Parish Council History
The 1894 Parish Councils Act was part of a wide ranging reform of local government in the nineteenth century, which created Urban and Rural District Councils and, in villages, Parish Councils to deal with local problems.
The first meeting of Ecton Parish Council was held in the Board School at seven pm on Monday 31 December 1894. The all male council comprised Major General Sotheby and Messrs Blason, Callis, Hart, Hawkes, Mabbutt, Perkins, Tassell and Tebbutt. Not altogether surprisingly Major General Sotheby was elected Chairman, a post he would conscientiously fill until his death in 1909.
Early meetings of the Council are much concerned with communal water taps, sewage disposal (particularly in Back Lane), the state of the bridle road to Cogenhoe, and the appointment of Constables. In 1897 the inconvenience of having to go to Wollaston to register ‘in case of death’ was a cause for concern and In the same year a petition from Billing Parish Council was received in support of ‘improved accommodation for foot passengers to and from Billing Station in time of floods’. In 1899 an overhanging hedge was a hazard to cyclists, and the farmer, Mr Dicks, was asked to cut it.
This pattern has not changed in the 103 years of the Council’s existence; roads and pavements, street lighting, rubbish and the Ecton Charity accounts are typical of the subjects which have exercised the minds of Ecton parish councillors from the beginning and still demand their attention today. National events warrant a mention in the minutes only when they require local action - the organisation of a Silver Jubilee or Coronation party or a collection for a disaster fund.
It is nevertheless surprising to find so little mention of the two world wars. During the whole of this time aspects of the war effort were discussed on only four occasions - Lord Derby’s recruiting scheme in 1915, National Service in 1917 (`matter adjourned for further consideration’), a Food Control sub-committee in 1917 and, in the only reference during the whole of the Second World War, a campaign to grow more food in 1940.

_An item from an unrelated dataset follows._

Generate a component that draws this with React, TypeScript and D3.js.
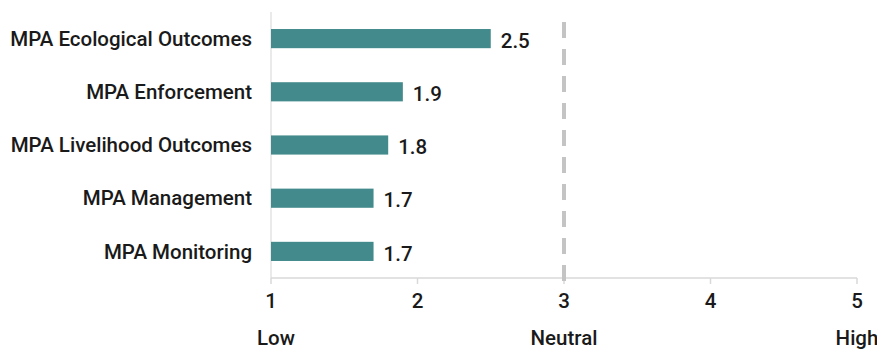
import React from "react";
import * as d3 from "d3";

const categories = [
  "MPA Ecological Outcomes",
  "MPA Enforcement",
  "MPA Livelihood Outcomes",
  "MPA Management",
  "MPA Monitoring",
];
const scores = [2.5, 1.9, 1.8, 1.7, 1.7];
const tickValues = [1, 2, 3, 4, 5];
const scaleLabels = [
  { value: 1, text: "Low" },
  { value: 3, text: "Neutral" },
  { value: 5, text: "High" },
];
const neutralValue = 3;

const W = 877;
const H = 352;
const margin = { top: 12, right: 20, bottom: 74, left: 271 };
const FONT = "Roboto, 'Noto Sans', Arial, sans-serif";
const WEIGHT = 500;
const SIZE = 20.5;

export default function App() {
  const x = d3.scaleLinear().domain([1, 5]).range([margin.left, 857]);
  const y = d3
    .scaleBand<string>()
    .domain(categories)
    .range([margin.top, H - margin.bottom])
    .paddingInner(0.64)
    .paddingOuter(0.32);
  const axisY = H - margin.bottom;

  return (
    <svg
      width={W}
      height={H}
      style={{ position: "absolute", left: 0, top: 0, fontFamily: FONT }}
    >
      {/* left axis line */}
      <line x1={x(1)} x2={x(1)} y1={margin.top} y2={axisY} stroke="#e3e3e3" strokeWidth={1.5} />
      {/* bottom axis */}
      <line x1={x(1)} x2={x(5)} y1={axisY} y2={axisY} stroke="#d9d9d9" strokeWidth={1.5} />
      {tickValues.map((t) => (
        <g key={t}>
          <line x1={x(t)} x2={x(t)} y1={axisY} y2={axisY + 6} stroke="#d9d9d9" strokeWidth={1.5} />
          <text
            x={x(t)}
            y={axisY + 30}
            textAnchor="middle"
            fontSize={SIZE}
            fontWeight={WEIGHT}
            fill="#1a1a1a"
          >
            {t}
          </text>
        </g>
      ))}
      {/* neutral reference line */}
      <line
        x1={x(neutralValue)}
        x2={x(neutralValue)}
        y1={22}
        y2={axisY + 4}
        stroke="#c4c4c4"
        strokeWidth={4}
        strokeDasharray="16 11"
      />
      {/* bars */}
      {categories.map((c, i) => {
        const yy = y(c) as number;
        return (
          <g key={c}>
            <rect
              x={x(1)}
              y={yy}
              width={x(scores[i]) - x(1)}
              height={y.bandwidth()}
              fill="#428a8c"
            />
            <text
              x={x(1) - 19}
              y={yy + y.bandwidth() / 2}
              dy="0.35em"
              textAnchor="end"
              fontSize={SIZE}
              fontWeight={WEIGHT}
              fill="#1a1a1a"
            >
              {c}
            </text>
            <text
              x={x(scores[i]) + 10}
              y={yy + y.bandwidth() / 2 + 2}
              dy="0.35em"
              fontSize={SIZE}
              fontWeight={WEIGHT}
              fill="#1a1a1a"
            >
              {scores[i].toFixed(1)}
            </text>
          </g>
        );
      })}
      {/* scale descriptors */}
      {scaleLabels.map((s) => (
        <text
          key={s.text}
          x={s.value === 1 ? x(s.value) + 5 : x(s.value)}
          y={H - 7}
          textAnchor="middle"
          fontSize={SIZE}
          fontWeight={WEIGHT}
          fill="#1a1a1a"
        >
          {s.text}
        </text>
      ))}
    </svg>
  );
}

Between the wars, in 1924, ‘the employment of a fire engine’ was considered by the council but surprisingly in a village with so much thatch, no action was taken. More urgent consideration was given to the question in 1927, because ‘at a recent fire in the village there was no-one able to use the fire-engine belonging to Col. Sotheby’. After much discussion, particularly about the cost, an agreement was made with Northampton Corporation for the use of their fire engine at a cost of £5-7-7 per annum. ‘Messrs T Lester and C Tapp were appointed to communicate with the Fire Brigade in the event of an outbreak’. How effective this arrangement was is not recorded.
By 1948 it was much better organised - the Minutes recording that ‘in case of fire anyone could call the National Fire Service by dialling ‘O’ and saying “Fire”.’
In recent times new concerns have arisen - a population imbalance in the village caused by young people moving out, the problems of long-term unemployment and the threatened closure of the school were all causes for concern in the early eighties.
The village has been fortunate over the years in the people who have been prepared to give their time and talent to the service of their neighbours. For most of its existence the parish council was strictly an all-male preserve and it was not until 1969 that the first woman, Jan Wetherall, was voted onto the council. Another twenty-five years would pass before the council was led by a woman, Sheila Ingram, who took the chair in 1991.
The hopes and fears of the whole village are reflected in the Minutes of the Parish Council. Here one can find recorded all the significant developments in the village since 1894 - the coming of mains water, electricity and the telephone, new housing estates, the conservation area, road developments and gravel extraction. And here we find how little our problems have changed over the years. Roads and pavements were causing trouble in 1894, the condition of the telephone kiosk demanded attention in 1939 and car-parking and speeding were an annoyance in 1947.
There is no reason to suppose that it will be any different in the next hundred years.